Nonetheless, actual integration has not been forthcoming. "The Alexa-Cortana partnership is still in its pilot stage, and Sonos’ integration with Google Assistant, while originally planned for 2018, has been delayed until an undefined point in 2019. Juniper expects these plans to be in place by the end of 2019, with multi-platform voice assistant starting to gain traction in 2020 and beyond," says the report.

Process simple queries only

Most people use voice assistants (particularly smart speakers) to gain general information. However, this same simplicity is likely to hold assistants back. Checking the weather, news and asking for music to be played are relatively simple requests for which it is easy to have prepared responses and information.
Parsing complex queries and then responding in an effective manner are not something that today’s technologies can manage. As such, “the tasks given to voice assistants will remain in the domain of simple everyday queries for some time,” Jupiter says.

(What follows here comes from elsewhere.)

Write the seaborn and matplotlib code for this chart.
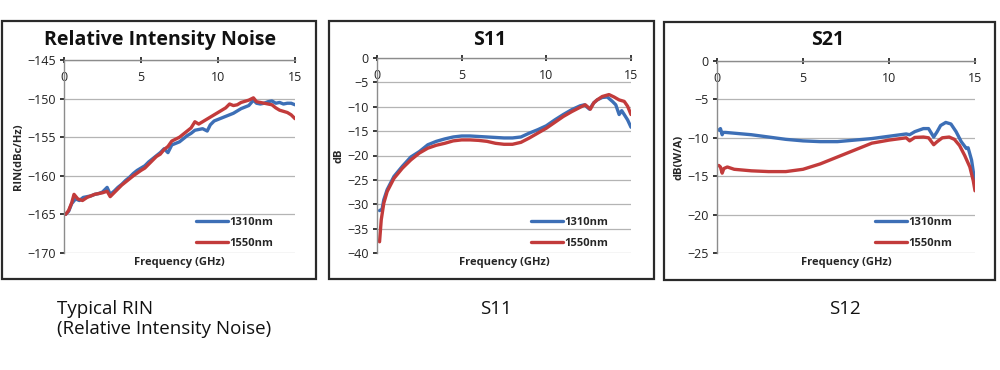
import pandas as pd
import matplotlib.pyplot as plt
import seaborn as sns
from matplotlib.patches import Rectangle

# -----------------------------
# Data
# -----------------------------
series_names = ["1310nm", "1550nm"]
colors = ["#3d6fb6", "#c23b3b"]

rin_f_1310 = [0.1, 0.3, 0.5, 0.75, 1.0, 1.25, 1.5, 1.75, 2.0, 2.25, 2.5, 2.8, 3.0, 3.25, 3.5,
              3.75, 4.0, 4.25, 4.5, 4.75, 5.0, 5.25, 5.5, 5.75, 6.0, 6.25, 6.5, 6.75, 7.0, 7.25,
              7.5, 7.75, 8.0, 8.25, 8.5, 8.75, 9.0, 9.3, 9.5, 9.75, 10.0, 10.25, 10.5, 10.75,
              11.0, 11.25, 11.5, 11.75, 12.0, 12.3, 12.5, 12.75, 13.0, 13.25, 13.5, 13.75,
              14.0, 14.25, 14.5, 14.75, 15.0]
rin_v_1310 = [-165.0, -164.6, -163.6, -163.0, -163.2, -162.8, -162.7, -162.6, -162.4, -162.3,
              -162.1, -161.5, -162.4, -162.0, -161.5, -161.1, -160.6, -160.2, -159.7, -159.3,
              -159.0, -158.7, -158.2, -157.8, -157.4, -157.0, -156.5, -157.0, -156.0, -155.8,
              -155.6, -155.2, -154.8, -154.5, -154.1, -154.0, -153.9, -154.2, -153.4, -152.9,
              -152.7, -152.5, -152.3, -152.1, -151.9, -151.6, -151.3, -151.1, -150.9, -150.2,
              -150.6, -150.7, -150.6, -150.4, -150.3, -150.6, -150.5, -150.7, -150.6, -150.6,
              -150.8]

rin_f_1550 = [0.1, 0.3, 0.5, 0.65, 0.9, 1.2, 1.5, 1.75, 2.0, 2.5, 2.8, 3.0, 3.25, 3.5, 3.75,
              4.0, 4.5, 5.0, 5.25, 5.5, 5.75, 6.0, 6.25, 6.5, 6.75, 7.0, 7.5, 7.75, 8.0, 8.25,
              8.5, 8.75, 9.0, 9.5, 10.0, 10.5, 10.75, 11.0, 11.25, 11.5, 12.0, 12.3, 12.5,
              13.0, 13.5, 13.75, 14.0, 14.5, 14.75, 15.0]
rin_v_1550 = [-165.0, -164.5, -163.5, -162.4, -163.0, -163.2, -162.8, -162.6, -162.4, -162.2,
              -162.0, -162.7, -162.2, -161.7, -161.2, -160.8, -160.0, -159.3, -159.0, -158.5,
              -158.0, -157.5, -157.2, -156.6, -156.2, -155.5, -155.0, -154.6, -154.2, -153.8,
              -153.0, -153.3, -153.0, -152.4, -151.8, -151.2, -150.7, -150.9, -150.8, -150.5,
              -150.2, -149.9, -150.4, -150.6, -150.8, -151.2, -151.5, -151.8, -152.1, -152.6]

s11_f_1310 = [0.15, 0.3, 0.4, 0.6, 1.0, 1.5, 2.0, 2.5, 3.0, 3.5, 4.0, 4.5, 5.0, 5.5, 6.0, 6.5,
              7.0, 7.5, 8.0, 8.5, 9.0, 9.5, 10.0, 10.5, 11.0, 11.5, 12.0, 12.25, 12.55, 12.8,
              13.0, 13.3, 13.6, 13.9, 14.1, 14.3, 14.45, 14.6, 14.8, 15.0]
s11_v_1310 = [-31.3, -31.0, -29.1, -27.0, -24.3, -22.2, -20.3, -19.2, -17.8, -17.1, -16.6,
              -16.2, -16.0, -16.0, -16.1, -16.2, -16.3, -16.4, -16.4, -16.2, -15.4, -14.7,
              -13.9, -12.7, -11.6, -10.6, -9.8, -9.6, -10.5, -9.2, -8.6, -8.1, -8.0, -8.9,
              -9.6, -11.6, -10.8, -11.6, -12.7, -14.2]

s11_f_1550 = [0.15, 0.25, 0.4, 0.6, 1.0, 1.5, 2.0, 2.5, 3.0, 3.5, 4.0, 4.5, 5.0, 5.5, 6.0, 6.5,
              7.0, 7.5, 8.0, 8.5, 9.0, 9.5, 10.0, 10.5, 11.0, 11.5, 12.0, 12.3, 12.6, 12.8,
              13.0, 13.3, 13.7, 14.0, 14.3, 14.6, 14.8, 15.0]
s11_v_1550 = [-37.7, -33.2, -29.8, -27.4, -24.7, -22.6, -20.9, -19.5, -18.5, -17.9, -17.5,
              -17.0, -16.8, -16.8, -16.9, -17.1, -17.5, -17.7, -17.7, -17.3, -16.4, -15.4,
              -14.4, -13.2, -12.0, -11.0, -10.1, -9.6, -10.5, -9.2, -8.6, -7.9, -7.5, -8.0,
              -8.6, -8.9, -9.9, -11.6]

s21_f_1310 = [0.1, 0.2, 0.3, 0.35, 0.5, 1.0, 2.0, 3.0, 4.0, 5.0, 6.0, 7.0, 8.0, 9.0, 10.0, 11.0,
              11.2, 11.5, 12.0, 12.3, 12.6, 12.8, 13.0, 13.3, 13.6, 13.9, 14.2, 14.5, 14.6,
              14.8, 15.0]
s21_v_1310 = [-9.0, -8.8, -9.6, -9.3, -9.3, -9.4, -9.6, -9.9, -10.2, -10.4, -10.5, -10.5,
              -10.3, -10.1, -9.8, -9.5, -9.6, -9.2, -8.8, -8.8, -9.9, -9.2, -8.4, -8.0, -8.2,
              -9.2, -10.5, -11.4, -11.3, -12.9, -15.9]

s21_f_1550 = [0.1, 0.2, 0.3, 0.4, 0.6, 1.0, 2.0, 3.0, 4.0, 5.0, 6.0, 7.0, 8.0, 9.0, 10.0, 11.0,
              11.2, 11.5, 12.0, 12.3, 12.6, 12.8, 13.1, 13.5, 13.8, 14.1, 14.4, 14.7, 14.9, 15.0]
s21_v_1550 = [-13.6, -13.8, -14.6, -14.0, -13.8, -14.1, -14.3, -14.4, -14.4, -14.1, -13.4,
              -12.5, -11.6, -10.7, -10.3, -10.0, -10.4, -9.95, -9.9, -10.0, -10.9, -10.5,
              -10.0, -9.9, -10.2, -11.0, -12.3, -13.8, -15.6, -16.9]

titles = ["Relative Intensity Noise", "S11", "S21"]
ylabels = ["RIN(dBc/Hz)", "dB", "dB(W/A)"]
yticks = [[-170, -165, -160, -155, -150, -145],
          [-40, -35, -30, -25, -20, -15, -10, -5, 0],
          [-25, -20, -15, -10, -5, 0]]
xticks = [0, 5, 10, 15]
captions = ["Typical RIN\n(Relative Intensity Noise)", "S11", "S12"]


def make_frame(f_a, v_a, f_b, v_b):
    a = pd.DataFrame({"freq": f_a, "value": v_a, "series": series_names[0]})
    b = pd.DataFrame({"freq": f_b, "value": v_b, "series": series_names[1]})
    return pd.concat([a, b], ignore_index=True)


frames = [make_frame(rin_f_1310, rin_v_1310, rin_f_1550, rin_v_1550),
          make_frame(s11_f_1310, s11_v_1310, s11_f_1550, s11_v_1550),
          make_frame(s21_f_1310, s21_v_1310, s21_f_1550, s21_v_1550)]

# -----------------------------
# Figure layout (pixel boxes)
# -----------------------------
sns.set_theme(style="white")
plt.rcParams["font.family"] = ["Open Sans", "DejaVu Sans"]

W, H = 1000, 370
fig = plt.figure(figsize=(W / 100, H / 100), dpi=100)

# plot areas: left, top, right, bottom in pixels
axes_px = [(64, 60, 295, 253), (377, 58, 631, 253), (717, 61, 975, 253)]
frames_px = [(2, 21, 316, 279), (329, 21, 654, 279), (664, 22, 995, 280)]
title_x = [160, 490, 828]
caption_x = [57, 480, 829]

for i in range(3):
    fl, ft, fr, fb = frames_px[i]
    fig.patches.append(Rectangle((fl / W, 1 - fb / H), (fr - fl) / W, (fb - ft) / H,
                                 transform=fig.transFigure, fill=False,
                                 edgecolor="#2a2a2a", linewidth=1.6))

    l, t, r, b = axes_px[i]
    ax = fig.add_axes([l / W, 1 - b / H, (r - l) / W, (b - t) / H])
    sns.lineplot(data=frames[i], x="freq", y="value", hue="series",
                 palette=colors, linewidth=2.4, ax=ax)

    ax.set_xlim(0, 15)
    ax.set_ylim(yticks[i][0], yticks[i][-1])
    ax.set_xticks(xticks)
    ax.set_yticks(yticks[i])
    ax.yaxis.grid(True, color="#b4b4b4", linewidth=0.9)
    ax.xaxis.grid(False)

    ax.tick_params(axis="x", top=True, bottom=False, labeltop=True, labelbottom=False,
                   direction="inout", length=4, pad=-19, labelsize=9, colors="#222222")
    ax.tick_params(axis="y", left=True, direction="out", length=3, labelsize=9,
                   colors="#222222", pad=3)
    for side in ["right", "bottom"]:
        ax.spines[side].set_visible(False)
    for side in ["top", "left"]:
        ax.spines[side].set_color("#8c8c8c")
        ax.spines[side].set_linewidth(1)

    ax.set_xlabel("Frequency (GHz)", fontsize=8, fontweight="bold", labelpad=3)
    ax.set_ylabel(ylabels[i], fontsize=8, fontweight="bold", labelpad=2)

    leg = ax.legend(loc="lower right", bbox_to_anchor=(0.95, -0.03), frameon=False,
                    fontsize=8, handlelength=2.9, handletextpad=0.1, labelspacing=0.9)
    for line in leg.get_lines():
        line.set_linewidth(2.4)
    for txt in leg.get_texts():
        txt.set_fontweight("bold")

    fig.text(title_x[i] / W, 1 - 40 / H, titles[i], ha="center", va="center",
             fontsize=14, fontweight="bold", color="#111111")

    fig.text(caption_x[i] / W, 1 - 300 / H, captions[i], ha="left", va="top",
             fontsize=13.5, color="#111111", linespacing=1.15)

fig.savefig("out.png", dpi=100)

Use in the commercial space

In B2B deployments, voice assistants are implemented mainly in organizational space for intelligently sorting and booking meetings and appointments. They can range from conference call scheduling to office cleaning, depending on the situation.
Using voice assistant as a conference calling tool is also of particular interest to businesses. Voice assistants that integrate with a calendar (most notably Google Assistant and Microsoft’s Cortana) can connect users to a meeting with a simple verbal command. In addition, some companies are providing the functionality to automatically record calls and email recordings, transcripts or both to participants.